(WRITTEN PROBLEM)
Please return nothing but the lines between the line holding "Write the Apache ECharts code for this chart." and the line holding "const men = [63, 52, 17];", both ends included, without the pictures.
----- EXTRACTED INFORMATION -----
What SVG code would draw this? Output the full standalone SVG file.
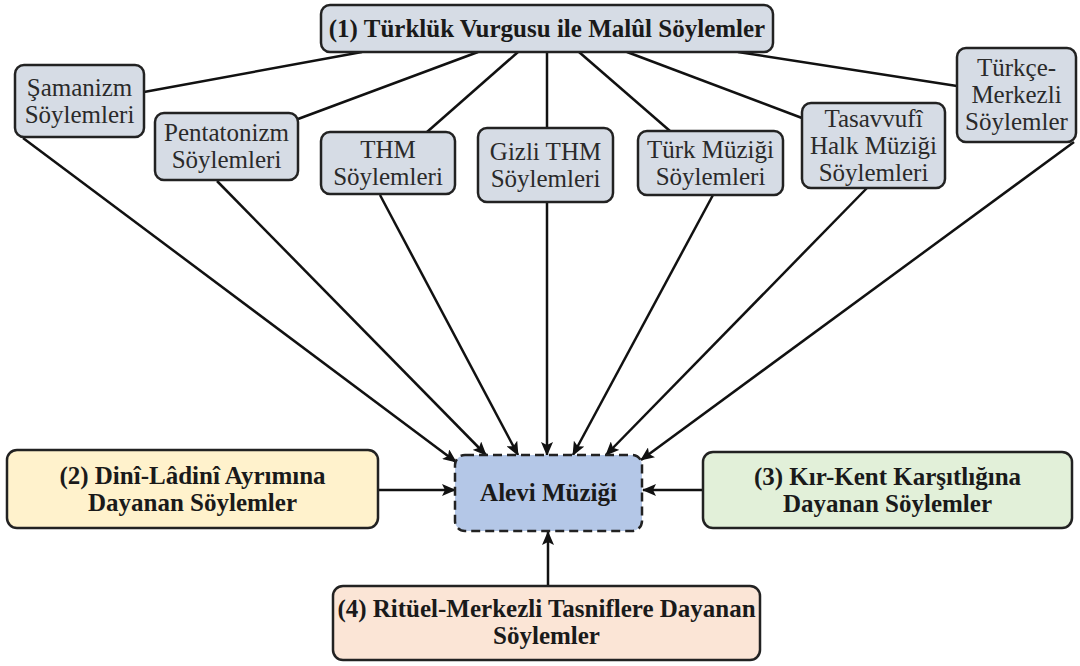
<svg xmlns="http://www.w3.org/2000/svg" width="1080" height="666" viewBox="0 0 1080 666">
<defs>
<marker id="ah" markerUnits="userSpaceOnUse" markerWidth="14" markerHeight="12" viewBox="0 0 14 12" refX="13" refY="6" orient="auto">
<path d="M0,0 L14,6 L0,12 L3,6 Z" fill="#111"/>
</marker>
<style>
.sub rect{fill:#D6DCE5;stroke:#222;stroke-width:2.5}
.sub text{font-size:25px;fill:#2a2a2a;text-anchor:middle}
.main text{font-size:25px;font-weight:bold;fill:#1a1a1a;text-anchor:middle}
.main rect{stroke:#222;stroke-width:2.5}
.ln{stroke:#111;stroke-width:2.5;fill:none}
.ar{stroke:#111;stroke-width:2.5;fill:none;marker-end:url(#ah)}
</style>
</defs>
<rect width="1080" height="666" fill="#fff"/>
<g id="connectors">
<line class="ln" x1="144" y1="92" x2="362" y2="52"/>
<line class="ln" x1="298" y1="119" x2="478" y2="52"/>
<line class="ln" x1="427" y1="132" x2="518" y2="52"/>
<line class="ln" x1="547" y1="128" x2="547" y2="52"/>
<line class="ln" x1="670" y1="131" x2="579" y2="52"/>
<line class="ln" x1="802" y1="118" x2="627" y2="52"/>
<line class="ln" x1="957" y1="86" x2="738" y2="52"/>
<line class="ar" x1="23" y1="138" x2="456" y2="462"/>
<line class="ar" x1="217" y1="181" x2="486" y2="455"/>
<line class="ar" x1="380" y1="195" x2="518" y2="455"/>
<line class="ar" x1="547" y1="202" x2="547" y2="455"/>
<line class="ar" x1="713" y1="195" x2="573" y2="455"/>
<line class="ar" x1="867" y1="188" x2="606" y2="455"/>
<line class="ar" x1="1074" y1="142" x2="641" y2="460"/>
<line class="ar" x1="378" y1="490" x2="455" y2="490"/>
<line class="ar" x1="703" y1="490" x2="643" y2="490"/>
<line class="ar" x1="548" y1="586" x2="548" y2="532"/>
</g>
<g font-family="Liberation Serif, Tinos, DejaVu Serif, serif">
<g id="n_top" class="main">
<rect x="321" y="5" width="452" height="47" rx="9" fill="#D6DCE5"/>
<text x="547" y="37">(1) Türklük Vurgusu ile Malûl Söylemler</text>
</g>
<g id="n_samanizm" class="sub">
<rect x="15" y="65" width="129" height="72" rx="9"/>
<text x="79.5" y="95.5">Şamanizm</text>
<text x="79.5" y="122.5">Söylemleri</text>
</g>
<g id="n_pentatonizm" class="sub">
<rect x="155" y="113" width="143" height="67" rx="9"/>
<text x="226.5" y="141">Pentatonizm</text>
<text x="226.5" y="168">Söylemleri</text>
</g>
<g id="n_thm" class="sub">
<rect x="321" y="132" width="134" height="62" rx="9"/>
<text x="388" y="157.5">THM</text>
<text x="388" y="184.5">Söylemleri</text>
</g>
<g id="n_gizli" class="sub">
<rect x="478" y="128" width="135" height="74" rx="9"/>
<text x="545.5" y="159.5">Gizli THM</text>
<text x="545.5" y="186.5">Söylemleri</text>
</g>
<g id="n_turk" class="sub">
<rect x="638" y="131" width="145" height="64" rx="9"/>
<text x="710.5" y="157.5">Türk Müziği</text>
<text x="710.5" y="184.5">Söylemleri</text>
</g>
<g id="n_tasavvufi" class="sub">
<rect x="802" y="103" width="143" height="85" rx="9"/>
<text x="873.5" y="126.5">Tasavvufî</text>
<text x="873.5" y="153.5">Halk Müziği</text>
<text x="873.5" y="180.5">Söylemleri</text>
</g>
<g id="n_turkce" class="sub">
<rect x="957" y="48" width="119" height="94" rx="9"/>
<text x="1016.5" y="76">Türkçe-</text>
<text x="1016.5" y="103">Merkezli</text>
<text x="1016.5" y="130">Söylemler</text>
</g>
<g id="n_alevi" class="main">
<rect x="455" y="455" width="187" height="76" rx="10" fill="#B4C7E7" stroke-dasharray="9 5"/>
<text x="548.5" y="501">Alevi Müziği</text>
</g>
<g id="n_dini" class="main">
<rect x="7" y="450" width="371" height="78" rx="10" fill="#FFF2CC"/>
<text x="192.5" y="483.5">(2) Dinî-Lâdinî Ayrımına</text>
<text x="192.5" y="510.5">Dayanan Söylemler</text>
</g>
<g id="n_kirkent" class="main">
<rect x="703" y="452" width="369" height="76" rx="10" fill="#E2F0D9"/>
<text x="887.5" y="484.5">(3) Kır-Kent Karşıtlığına</text>
<text x="887.5" y="511.5">Dayanan Söylemler</text>
</g>
<g id="n_rituel" class="main">
<rect x="333" y="586" width="427" height="74" rx="10" fill="#FBE5D6"/>
<text x="546.5" y="617">(4) Ritüel-Merkezli Tasniflere Dayanan</text>
<text x="546.5" y="644">Söylemler</text>
</g>
</g>
</svg>
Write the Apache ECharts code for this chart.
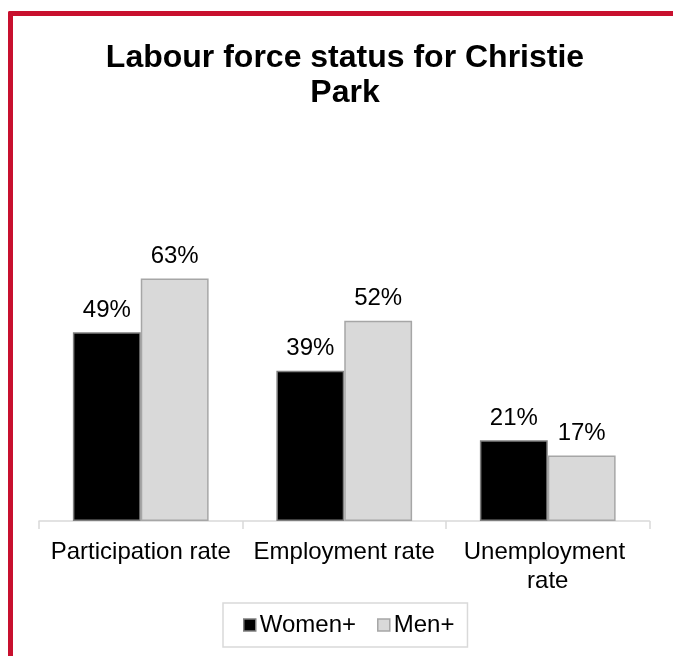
<!DOCTYPE html>
<html>
<head>
<meta charset="utf-8">
<script src="https://cdn.jsdelivr.net/npm/echarts@6/dist/echarts.min.js"></script>
<style>
html,body{margin:0;padding:0;background:#fff;}
#chart{width:673px;height:656px;}
</style>
</head>
<body>
<div id="chart"></div>
<script>
const titleText = 'Labour force status for Christie\nPark';
const categories = ['Participation rate', 'Employment rate', 'Unemployment rate'];
const seriesNames = ['Women+', 'Men+'];
const women = [49, 39, 21];
const men = [63, 52, 17];

const FONT = "'Liberation Sans', Arial, sans-serif";
const chart = echarts.init(document.getElementById('chart'), null, {renderer: 'canvas'});
chart.setOption({
  backgroundColor: '#ffffff',
  animation: false,
  graphic: [
    {type: 'rect', shape: {x: 8, y: 11, width: 665, height: 5, r: [2, 0, 0, 0]}, style: {fill: '#C8102E'}},
    {type: 'rect', shape: {x: 8, y: 11, width: 5, height: 645, r: [2, 0, 0, 0]}, style: {fill: '#C8102E'}}
  ],
  title: {
    text: titleText,
    left: 340,
    top: 36,
    textAlign: 'center',
    textStyle: {fontFamily: FONT, fontSize: 32, fontWeight: 'bold', color: '#000', lineHeight: 35}
  },
  legend: {
    data: [
      {name: seriesNames[0], itemStyle: {color: '#000', borderColor: '#7f7f7f', borderWidth: 1.5}},
      {name: seriesNames[1], itemStyle: {color: '#d9d9d9', borderColor: '#a6a6a6', borderWidth: 1.5}}
    ],
    left: 223,
    top: 603,
    icon: 'rect',
    itemWidth: 12,
    itemHeight: 12,
    itemGap: 21,
    padding: [10, 13, 10, 20],
    borderColor: '#d9d9d9',
    borderWidth: 1.5,
    textStyle: {fontFamily: FONT, fontSize: 24, color: '#000', padding: [0, 0, 0, -1]}
  },
  grid: {left: 39, right: 23.5, top: 251.5, bottom: 135, containLabel: false},
  xAxis: {
    type: 'category',
    data: categories,
    axisLine: {show: true, lineStyle: {color: '#d9d9d9', width: 1.5}},
    axisTick: {show: true, length: 8, lineStyle: {color: '#d9d9d9', width: 1.5}},
    axisLabel: {
      interval: 0,
      margin: 17,
      fontFamily: FONT,
      fontSize: 24,
      color: '#000',
      lineHeight: 29,
      width: 196,
      overflow: 'break'
    }
  },
  yAxis: {
    type: 'value',
    min: 0,
    max: 70,
    show: false,
    splitLine: {show: false}
  },
  series: [
    {
      name: seriesNames[0],
      type: 'bar',
      data: women,
      barGap: '0%',
      barCategoryGap: '33.3%',
      itemStyle: {color: '#000', borderColor: '#7f7f7f', borderWidth: 1.5},
      label: {show: true, position: 'top', distance: 10, formatter: '{c}%', fontFamily: FONT, fontSize: 24, color: '#000'}
    },
    {
      name: seriesNames[1],
      type: 'bar',
      data: men,
      barGap: '0%',
      barCategoryGap: '33.3%',
      itemStyle: {color: '#d9d9d9', borderColor: '#a6a6a6', borderWidth: 1.5},
      label: {show: true, position: 'top', distance: 10, formatter: '{c}%', fontFamily: FONT, fontSize: 24, color: '#000'}
    }
  ]
});
</script>
</body>
</html>
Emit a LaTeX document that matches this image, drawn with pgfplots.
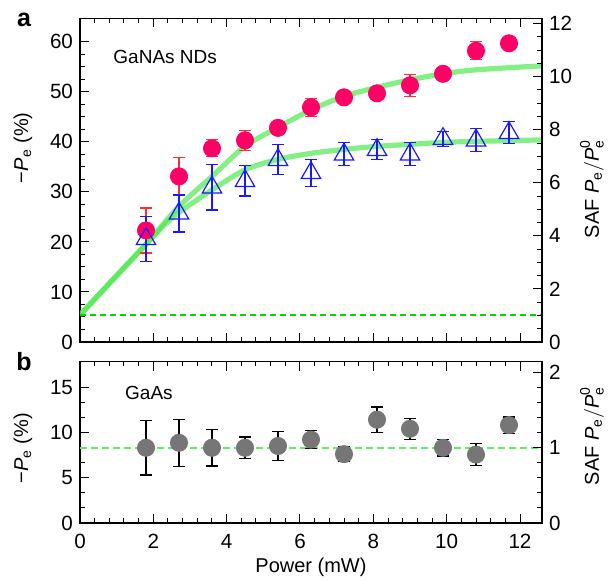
-----
(WRITTEN RESPONSE)
Write the Apache ECharts code for this chart.
<!DOCTYPE html>
<html>
<head>
<meta charset="utf-8">
<script src="https://cdn.jsdelivr.net/npm/echarts@6/dist/echarts.min.js"></script>
<style>
html,body{margin:0;padding:0;background:#fff;}
#chart{width:673px;height:656px;}
</style>
</head>
<body>
<div id="chart"></div>
<script>
const titleText = 'Labour force status for Christie\nPark';
const categories = ['Participation rate', 'Employment rate', 'Unemployment rate'];
const seriesNames = ['Women+', 'Men+'];
const women = [49, 39, 21];
const men = [63, 52, 17];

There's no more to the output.